• _Exercise details_
Copy each line holding the string "this".

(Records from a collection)
....
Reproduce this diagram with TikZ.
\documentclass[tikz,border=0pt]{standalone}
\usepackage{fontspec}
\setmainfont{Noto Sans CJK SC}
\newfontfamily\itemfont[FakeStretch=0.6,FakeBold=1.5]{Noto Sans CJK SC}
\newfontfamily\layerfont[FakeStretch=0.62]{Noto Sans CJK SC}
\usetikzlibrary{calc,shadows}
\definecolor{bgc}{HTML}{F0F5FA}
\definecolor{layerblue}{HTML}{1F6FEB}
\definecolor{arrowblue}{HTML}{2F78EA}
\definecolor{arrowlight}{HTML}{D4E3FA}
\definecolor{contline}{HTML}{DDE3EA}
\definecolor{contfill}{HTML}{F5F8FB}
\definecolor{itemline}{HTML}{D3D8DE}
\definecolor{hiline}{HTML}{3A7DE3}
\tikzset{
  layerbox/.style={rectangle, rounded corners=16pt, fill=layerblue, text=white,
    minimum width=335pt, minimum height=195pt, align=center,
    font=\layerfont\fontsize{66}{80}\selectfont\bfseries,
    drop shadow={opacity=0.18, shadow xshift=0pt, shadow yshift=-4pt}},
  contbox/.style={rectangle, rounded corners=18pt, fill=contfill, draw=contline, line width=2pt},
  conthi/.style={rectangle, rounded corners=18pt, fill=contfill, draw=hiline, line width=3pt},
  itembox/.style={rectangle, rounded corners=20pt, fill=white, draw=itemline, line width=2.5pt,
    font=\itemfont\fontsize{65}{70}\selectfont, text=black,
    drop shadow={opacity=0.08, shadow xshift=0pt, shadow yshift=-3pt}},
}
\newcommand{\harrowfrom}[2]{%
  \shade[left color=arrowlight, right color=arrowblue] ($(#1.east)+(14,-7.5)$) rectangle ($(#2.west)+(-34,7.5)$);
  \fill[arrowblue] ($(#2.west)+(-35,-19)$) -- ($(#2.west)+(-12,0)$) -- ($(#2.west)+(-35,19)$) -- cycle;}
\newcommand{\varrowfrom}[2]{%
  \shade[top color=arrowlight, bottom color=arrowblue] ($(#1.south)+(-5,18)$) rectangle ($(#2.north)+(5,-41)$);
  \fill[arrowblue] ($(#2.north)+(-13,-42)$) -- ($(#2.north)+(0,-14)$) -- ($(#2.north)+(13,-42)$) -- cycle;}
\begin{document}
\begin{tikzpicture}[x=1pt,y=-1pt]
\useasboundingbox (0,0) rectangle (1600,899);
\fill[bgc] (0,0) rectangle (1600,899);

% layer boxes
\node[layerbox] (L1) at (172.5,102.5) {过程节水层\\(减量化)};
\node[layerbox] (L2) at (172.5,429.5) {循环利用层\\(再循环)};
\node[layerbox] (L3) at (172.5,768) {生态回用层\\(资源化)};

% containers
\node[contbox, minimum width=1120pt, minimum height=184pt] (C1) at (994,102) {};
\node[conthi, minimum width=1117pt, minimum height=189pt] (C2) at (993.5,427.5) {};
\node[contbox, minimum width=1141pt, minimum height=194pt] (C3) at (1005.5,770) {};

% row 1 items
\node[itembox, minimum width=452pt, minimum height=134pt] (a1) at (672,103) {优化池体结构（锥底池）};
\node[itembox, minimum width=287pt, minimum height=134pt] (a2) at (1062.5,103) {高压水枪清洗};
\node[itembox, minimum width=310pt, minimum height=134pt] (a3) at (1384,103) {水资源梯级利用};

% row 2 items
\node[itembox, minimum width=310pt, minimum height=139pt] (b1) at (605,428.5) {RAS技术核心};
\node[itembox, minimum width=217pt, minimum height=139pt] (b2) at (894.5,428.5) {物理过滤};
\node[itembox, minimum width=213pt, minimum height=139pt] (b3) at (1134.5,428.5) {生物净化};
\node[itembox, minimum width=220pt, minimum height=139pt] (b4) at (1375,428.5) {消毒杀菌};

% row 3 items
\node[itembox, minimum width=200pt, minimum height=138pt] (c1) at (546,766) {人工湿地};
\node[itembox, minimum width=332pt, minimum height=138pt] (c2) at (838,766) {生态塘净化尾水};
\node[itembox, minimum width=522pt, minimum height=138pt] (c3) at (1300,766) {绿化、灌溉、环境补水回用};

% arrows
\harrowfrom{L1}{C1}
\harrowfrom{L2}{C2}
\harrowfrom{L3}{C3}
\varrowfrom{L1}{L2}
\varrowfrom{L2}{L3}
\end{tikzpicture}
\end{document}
....
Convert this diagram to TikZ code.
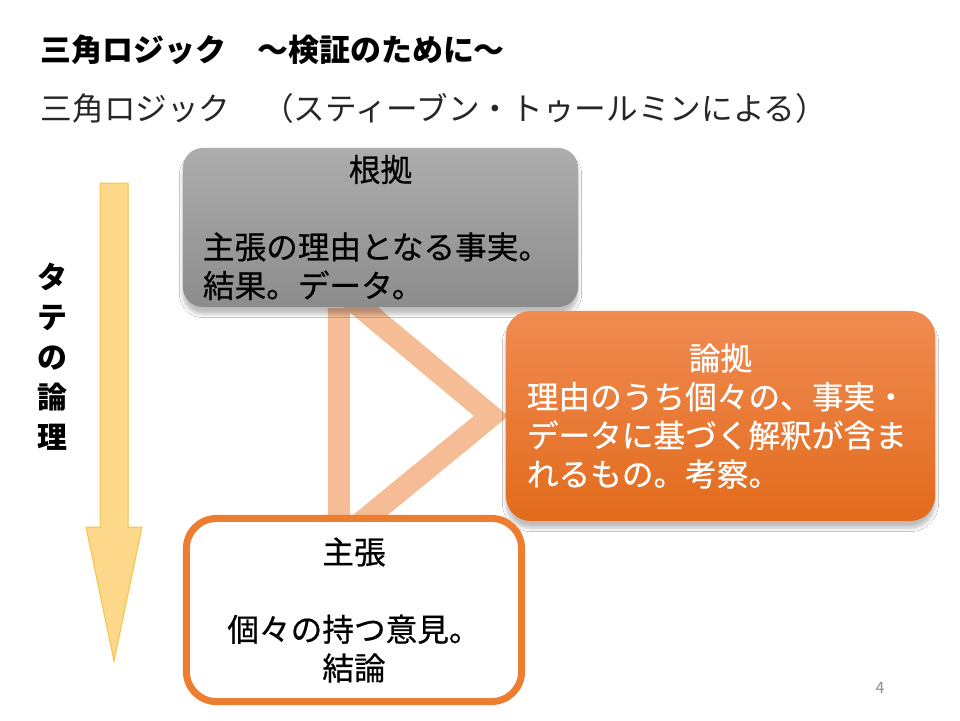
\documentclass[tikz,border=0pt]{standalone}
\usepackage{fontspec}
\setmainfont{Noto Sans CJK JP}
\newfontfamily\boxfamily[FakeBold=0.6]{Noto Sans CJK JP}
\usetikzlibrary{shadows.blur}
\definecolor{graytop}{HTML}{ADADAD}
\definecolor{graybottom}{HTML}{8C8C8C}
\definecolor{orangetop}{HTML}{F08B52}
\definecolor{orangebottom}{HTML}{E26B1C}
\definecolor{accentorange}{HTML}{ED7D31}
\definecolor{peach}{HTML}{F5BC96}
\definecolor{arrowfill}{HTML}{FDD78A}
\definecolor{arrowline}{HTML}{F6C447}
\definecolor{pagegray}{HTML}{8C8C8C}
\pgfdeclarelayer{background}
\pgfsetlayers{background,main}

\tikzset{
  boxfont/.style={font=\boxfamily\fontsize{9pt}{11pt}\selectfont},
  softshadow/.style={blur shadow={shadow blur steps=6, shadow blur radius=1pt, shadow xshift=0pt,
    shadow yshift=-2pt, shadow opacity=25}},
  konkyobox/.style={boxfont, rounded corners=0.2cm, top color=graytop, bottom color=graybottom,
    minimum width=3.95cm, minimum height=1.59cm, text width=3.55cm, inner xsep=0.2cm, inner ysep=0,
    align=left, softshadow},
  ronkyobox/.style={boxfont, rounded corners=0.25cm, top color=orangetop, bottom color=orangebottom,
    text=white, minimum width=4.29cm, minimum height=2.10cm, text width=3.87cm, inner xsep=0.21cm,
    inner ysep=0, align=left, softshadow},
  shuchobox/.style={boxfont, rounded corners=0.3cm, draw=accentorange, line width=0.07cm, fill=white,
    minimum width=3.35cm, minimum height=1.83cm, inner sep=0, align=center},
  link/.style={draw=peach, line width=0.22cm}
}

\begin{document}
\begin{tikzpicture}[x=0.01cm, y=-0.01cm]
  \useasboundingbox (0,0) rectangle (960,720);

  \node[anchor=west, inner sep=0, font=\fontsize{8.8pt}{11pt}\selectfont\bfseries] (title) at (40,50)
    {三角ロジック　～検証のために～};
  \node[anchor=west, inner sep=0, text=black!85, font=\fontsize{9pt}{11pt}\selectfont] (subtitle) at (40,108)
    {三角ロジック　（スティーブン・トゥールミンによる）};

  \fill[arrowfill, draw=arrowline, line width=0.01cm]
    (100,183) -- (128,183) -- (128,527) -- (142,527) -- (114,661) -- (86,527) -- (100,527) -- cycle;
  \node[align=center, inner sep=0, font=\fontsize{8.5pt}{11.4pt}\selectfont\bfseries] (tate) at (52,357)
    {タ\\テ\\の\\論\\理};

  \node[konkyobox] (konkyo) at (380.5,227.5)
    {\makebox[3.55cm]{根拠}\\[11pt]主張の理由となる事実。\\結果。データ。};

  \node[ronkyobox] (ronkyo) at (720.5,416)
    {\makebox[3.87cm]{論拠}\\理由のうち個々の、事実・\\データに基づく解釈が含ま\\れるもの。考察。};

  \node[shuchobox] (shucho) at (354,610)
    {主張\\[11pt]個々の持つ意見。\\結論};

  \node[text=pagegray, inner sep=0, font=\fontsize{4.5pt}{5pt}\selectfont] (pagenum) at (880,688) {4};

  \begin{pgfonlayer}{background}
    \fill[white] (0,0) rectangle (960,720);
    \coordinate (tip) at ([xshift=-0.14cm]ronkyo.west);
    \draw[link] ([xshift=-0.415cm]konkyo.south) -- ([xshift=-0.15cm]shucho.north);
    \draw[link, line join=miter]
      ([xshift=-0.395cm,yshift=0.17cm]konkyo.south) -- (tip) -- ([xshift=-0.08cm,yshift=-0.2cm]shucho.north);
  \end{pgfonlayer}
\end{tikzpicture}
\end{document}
....
• _Written response_
Reproduce this diagram with TikZ.
Convert this diagram to TikZ code.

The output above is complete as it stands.